„Well, I say I was born in bad times at the wrong place. As not long after that the Fascists started to go berserk in Europe and, unfortunately, also in Slovakia. And in Slovakia, I say it´s strange, that the Pope didn´t do anything against it because the president of Slovakia was a priest and he co-operated with the Germans. He even awarded them with medals when, for example, they crushed the Slovak National Uprising.“
„Of course, after the war this got worse. Well, one example: there was a doctor who treated children. All children not only the Jewish ones but also those not Jewish. And once they accused him ...there was a pogrom after the war and they accused him that he harmed the Christian children. Then, it became clear this was not true. He was a doctor and he was for everyone.“
„There were pogroms after the war. For example, I was invited to Bratislava for the congress of Slovak partisans. So, I am going to this congress of the Slovak partisans. But what happened: it got thwarted into a pogrom. Bratislava, after the war, anti-Jewish pogrom.“
Mikuláš Brőder was born on 26th July 1928 at Lučened into a Jewish family. Until 1942 he lived with his parents and one of the two brothers at Topoľčany. The family belonged to the local middle class and kept basic Jewish customs.
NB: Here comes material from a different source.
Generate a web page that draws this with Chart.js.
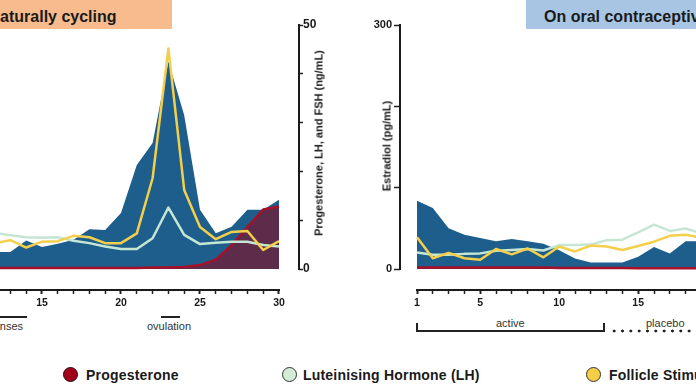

In the summer 1942 they were deported to the Nováky work camp. After two years, the Brőders managed to get to Banská Bystrica and after the defeat of the Slovak National Uprising they ran to the mountains. On the way Mikuláš got lost. The parents were caught by the Germans and most probably shot at the Kremnička mass grave. Mikuláš joined the partisans and later, after they crossed the river Hron, the Red Army. As the youngest of the partisans, he also took part in fighting. After the February 1948 Communist coup, he left for Israel, since 1958 he lived in Prague. He has received a number of awards. Mikuláš Brőder died on February 22nd, 2022.